Paper No. 146-9
Presentation Time: 10:55 AM
CARBON RECYCLING AT SUBDUCTION ZONES
PLANK, Terry A.1, MALINVERNO, Alberto2 and AIUPPA, Alessandro2, (1)Lamont-Doherty Earth Observatory, Columbia University, Palisades, NY 10964, (2)Marine Geology and Geophysics, Lamont-Doherty Earth Observatory of Columbia University, 304A Oceanography, 61 Route 9W - PO Box 1000, Palisades, NY 10964-8000
The seminal paper by Isacks, Oliver & Sykes (1968), “Seismology and the New Global Tectonics,” defined subduction zones with new tools in seismology, and predicted new lines of inquiry would emerge as a consequence. One such field is geochemical recycling, which emerged from the recognition that subduction zones are not just sites of plate convergence but regions where the interior and exterior of the Earth chemically exchange. Material from the surface of the earth sinks into the mantle, and some of this material returns to the surface via fluid generation in the downgoing plate, mantle wedge melting and arc volcanism. Such recycling has been illuminated with geochemical tracers, most notably trace metals and their isotopes. Critical volatile species (C-H-S) have been difficult to trace during subduction. Here we explore carbon cycling through subduction zones, which presents challenges due to its heterogeneous distribution on the seafloor as carbonate and organic carbon, and due to its deep exsolution into a gas phase during arc magmatism.

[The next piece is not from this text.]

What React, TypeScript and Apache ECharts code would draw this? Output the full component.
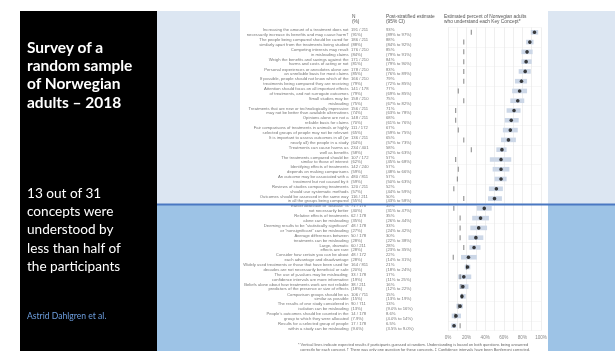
import React, { useEffect, useRef } from "react";
import * as echarts from "echarts";

const concepts: string[][] = [
  ["Increasing the amount of a treatment does not", "necessarily increase its benefits and may cause harm†"],
  ["The people being compared should be cared for", "similarly apart from the treatments being studied"],
  ["Competing interests may result", "in misleading claims"],
  ["Weigh the benefits and savings against the", "harms and costs of acting or not"],
  ["Personal experiences or anecdotes alone are", "an unreliable basis for most claims"],
  ["If possible, people should not know which of the", "treatments being compared they are receiving"],
  ["Attention should focus on all important effects", "of treatments, and not surrogate outcomes"],
  ["Small studies may be", "misleading"],
  ["Treatments that are new or technologically impressive", "may not be better than available alternatives"],
  ["Opinions alone are not a", "reliable basis for claims"],
  ["Fair comparisons of treatments in animals or highly", "selected groups of people may not be relevant"],
  ["It is important to assess outcomes in all (or", "nearly all) the people in a study"],
  ["Treatments can cause harms as", "well as benefits"],
  ["The treatments compared should be", "similar to those of interest"],
  ["Identifying effects of treatments", "depends on making comparisons"],
  ["An outcome may be associated with a", "treatment but not caused by it"],
  ["Reviews of studies comparing treatments", "should use systematic methods"],
  ["Outcomes should be assessed in the same way", "in all the groups being compared"],
  ["Earlier detection of “disease” is", "not necessarily better"],
  ["Relative effects of treatments", "alone can be misleading"],
  ["Deeming results to be “statistically significant”", "or “nonsignificant” can be misleading"],
  ["Average differences between", "treatments can be misleading"],
  ["Large, dramatic", "effects are rare"],
  ["Consider how certain you can be about", "each advantage and disadvantage"],
  ["Widely used treatments or those that have been used for", "decades are not necessarily beneficial or safe"],
  ["The use of p-values may be misleading;", "confidence intervals are more informative"],
  ["Beliefs alone about how treatments work are not reliable", "predictors of the presence or size of effects"],
  ["Comparison groups should be as", "similar as possible"],
  ["The results of one study considered in", "isolation can be misleading"],
  ["People’s outcomes should be counted in the", "group to which they were allocated"],
  ["Results for a selected group of people", "within a study can be misleading"],
];

const nCounts: string[] = [
  "191 / 211", "186 / 211", "176 / 210", "171 / 210", "178 / 210", "166 / 210", "141 / 178", "158 / 210",
  "156 / 211", "148 / 211", "111 / 172", "136 / 211", "234 / 401", "107 / 172", "142 / 240", "480 / 811",
  "120 / 211", "116 / 211", "71 / 178", "62 / 178", "48 / 178", "50 / 178", "60 / 211", "48 / 172",
  "164 / 811", "33 / 178", "38 / 211", "106 / 711", "90 / 711", "14 / 178", "17 / 178",
];
const nPercents: string[] = [
  "(91%)", "(88%)", "(84%)", "(81%)", "(85%)", "(79%)", "(79%)", "(75%)",
  "(74%)", "(70%)", "(65%)", "(64%)", "(58%)", "(62%)", "(59%)", "(59%)",
  "(57%)", "(55%)", "(40%)", "(35%)", "(27%)", "(28%)", "(28%)", "(28%)",
  "(20%)", "(19%)", "(18%)", "(15%)", "(13%)", "(7.9%)", "(9.6%)",
];

const estimates: number[] = [93, 88, 85, 84, 83, 79, 77, 75, 71, 68, 67, 65, 58, 57, 57, 57, 52, 50, 39, 35, 33, 30, 28, 22, 21, 17, 16, 15, 13, 8.6, 6.5];
const ciLow: number[] = [89, 84, 79, 79, 76, 72, 69, 67, 63, 61, 59, 57, 52, 45, 48, 50, 44, 43, 31, 26, 24, 22, 23, 14, 18, 11, 12, 13, 9, 4, 3.5];
const ciHigh: number[] = [97, 92, 91, 90, 89, 85, 85, 82, 78, 76, 75, 73, 63, 68, 66, 63, 59, 58, 47, 44, 42, 38, 35, 31, 24, 25, 22, 19, 16, 14, 9];
const guessExpected: number[] = [25, 17, 17, 17, 17, 17, 11, 17, 8.3, 8.3, 11, 17, 25, 8.3, 11, 10, 6.3, 17, 6.3, 13, 13, 13, 17, 5.6, 20, 13, 14, 15, 11, 7.5, 13];

const xTickStep = 10;
const xLabelStep = 20;

const FONT = "Liberation Sans";
const fmt = (v: number) => (v < 10 ? v.toFixed(1) : String(Math.round(v))) + "%";

export default function App() {
  const ref = useRef<HTMLDivElement>(null);
  useEffect(() => {
    const chart = echarts.init(ref.current!, null, { renderer: "svg" });
    const idx = concepts.map((_, i) => String(i));
    const labelText = concepts.map((c) => c.join("\n"));
    const nText = nCounts.map((n, i) => n + "\n" + nPercents[i]);
    const estText = estimates.map((e, i) => `${fmt(e)}\n(${fmt(ciLow[i])} to ${fmt(ciHigh[i])})`);

    const tableAxis = (data: string[], offset: number, align: string) => ({
      type: "category",
      data,
      inverse: true,
      position: "left",
      offset,
      axisLine: { show: false },
      axisTick: { show: false },
      splitLine: { show: false },
      axisLabel: {
        interval: 0,
        align,
        margin: 0,
        fontSize: 4.2,
        lineHeight: 4.7,
        color: "#777",
        fontFamily: FONT,
      },
    });

    chart.setOption({
      animation: false,
      grid: { left: 448, width: 93, top: 27.4, height: 303.2, containLabel: false },
      xAxis: {
        type: "value",
        min: 0,
        max: 100,
        interval: xTickStep,
        axisLine: { show: false },
        axisTick: { show: false },
        axisLabel: {
          formatter: (v: number) => (v % xLabelStep === 0 ? v + "%" : ""),
          fontSize: 4.6,
          color: "#888",
          margin: 4,
          fontFamily: FONT,
        },
        splitLine: { show: true, lineStyle: { color: "#e4e4e4", width: 0.6 } },
      },
      yAxis: [
        {
          type: "category",
          data: idx,
          inverse: true,
          axisLine: { show: false },
          axisTick: { show: false },
          axisLabel: { show: false },
          splitLine: { show: true, lineStyle: { color: "#eeeeee", width: 0.5 } },
        },
        tableAxis(labelText, 99.5, "right"),
        tableAxis(nText, 97, "left"),
        tableAxis(estText, 62, "left"),
      ],
      series: [
        {
          type: "custom",
          yAxisIndex: 0,
          data: ciLow.map((lo, i) => [lo, ciHigh[i], i]),
          encode: { x: [0, 1], y: 2 },
          renderItem: (params: any, api: any) => {
            const s = api.coord([api.value(0), api.value(2)]);
            const e = api.coord([api.value(1), api.value(2)]);
            return {
              type: "rect",
              shape: { x: s[0], y: s[1] - 2.3, width: e[0] - s[0], height: 4.6 },
              style: { fill: "#ccd7e7" },
            };
          },
        },
        {
          type: "scatter",
          yAxisIndex: 0,
          data: guessExpected.map((g, i) => [g, i]),
          symbol: "rect",
          symbolSize: [0.9, 5],
          itemStyle: { color: "#555" },
        },
        {
          type: "scatter",
          yAxisIndex: 0,
          data: estimates.map((e, i) => [e, i]),
          symbol: "circle",
          symbolSize: 3.6,
          itemStyle: { color: "#111" },
        },
      ],
      graphic: [
        { type: "rect", z: -10, shape: { x: 20, y: 11, width: 137, height: 340 }, style: { fill: "#000" } },
        { type: "rect", z: -10, shape: { x: 157, y: 11, width: 458, height: 193 }, style: { fill: "#dce6f2" } },
        { type: "rect", z: -10, shape: { x: 157, y: 204, width: 458, height: 147 }, style: { fill: "#9dc3e6" } },
        { type: "rect", z: -9, shape: { x: 240, y: 11, width: 308, height: 340 }, style: { fill: "#ffffff" } },
        {
          type: "text", z: 20, x: 27, y: 37.5,
          style: {
            text: "Survey of a\nrandom sample\nof Norwegian\nadults – 2018",
            fill: "#fff", fontFamily: "Lato", fontWeight: "bold", fontSize: 15.5, lineHeight: 18.3,
          },
        },
        {
          type: "text", z: 20, x: 27, y: 183.6,
          style: {
            text: "13 out of 31\nconcepts were\nunderstood by\nless than half of\nthe participants",
            fill: "#fff", fontFamily: "Lato", fontSize: 13.6, lineHeight: 18.3,
          },
        },
        {
          type: "text", z: 20, x: 27, y: 316, style: {
            text: "Astrid Dahlgren et al.", fill: "#6d9ede", fontFamily: "Lato", fontSize: 8.6, verticalAlign: "middle",
          },
        },
        {
          type: "text", z: 20, x: 352, y: 13.5,
          style: { text: "N\n(%)", fill: "#555", fontFamily: FONT, fontSize: 4.8, lineHeight: 5.2 },
        },
        {
          type: "text", z: 20, x: 386, y: 13.5,
          style: { text: "Post-stratified estimate\n(95% CI)", fill: "#555", fontFamily: FONT, fontSize: 4.8, lineHeight: 5.2 },
        },
        {
          type: "text", z: 20, x: 444, y: 13.5,
          style: {
            text: "Estimated percent of Norwegian adults\nwho understand each Key Concept*",
            fill: "#555", fontFamily: FONT, fontSize: 4.8, lineHeight: 5.2,
          },
        },
        {
          type: "text", z: 20, x: 298, y: 342.5,
          style: {
            text:
              "* Vertical lines indicate expected results if participants guessed at random. Understanding is based on both questions being answered\n" +
              "  correctly for each concept. † There was only one question for these concepts. ‡ Confidence intervals have been Bonferroni corrected.",
            fill: "#666", fontFamily: FONT, fontSize: 3.9, lineHeight: 4.6,
          },
        },
        {
          type: "line", z: 50,
          shape: { x1: 157, y1: 204.5, x2: 615, y2: 204.5 },
          style: { stroke: "#4a78c2", lineWidth: 1.8 },
        },
      ],
    });
    return () => chart.dispose();
  }, []);
  return <div ref={ref} style={{ position: "fixed", left: 0, top: 0, width: 615, height: 351 }} />;
}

The subduction of sedimentary carbonate is rare today, due to the small fraction of subducting seafloor that has been above the calcite compensation depth. Recent in situ measurements of volcanic gas CO2 and S, combined with decades of campaign measurements, has revealed higher CO2/S gases emitted from volcanoes where carbonate sediment subducts, notably Central America, Columbia and New Zealand. Such gas signals represent among the first strong evidence for carbonate recycling at subduction zones. Seafloor sediments approach subduction zones with small amounts (generally < 1 wt%) of organic carbon (OC), but this small concentration nonetheless constitutes a significant flux over geological time with respect to the size, isotopic composition and electron balance of the exosphere. Sites with the greatest concentration of OC include those that receive terrigenous turbidites (e.g., Bengal Fan, Gulf of Alaska, etc.). We are using the mass balance of carbonate and OC to predict the isotopic composition of carbon subducting beneath each volcano along arc segments. Some regions will be dominated by subducting OC, and thus light carbon isotopes relative to the mantle. New carbon isotope data on volcanic gases will provide a new test for recycling of organic carbon at subduction zones.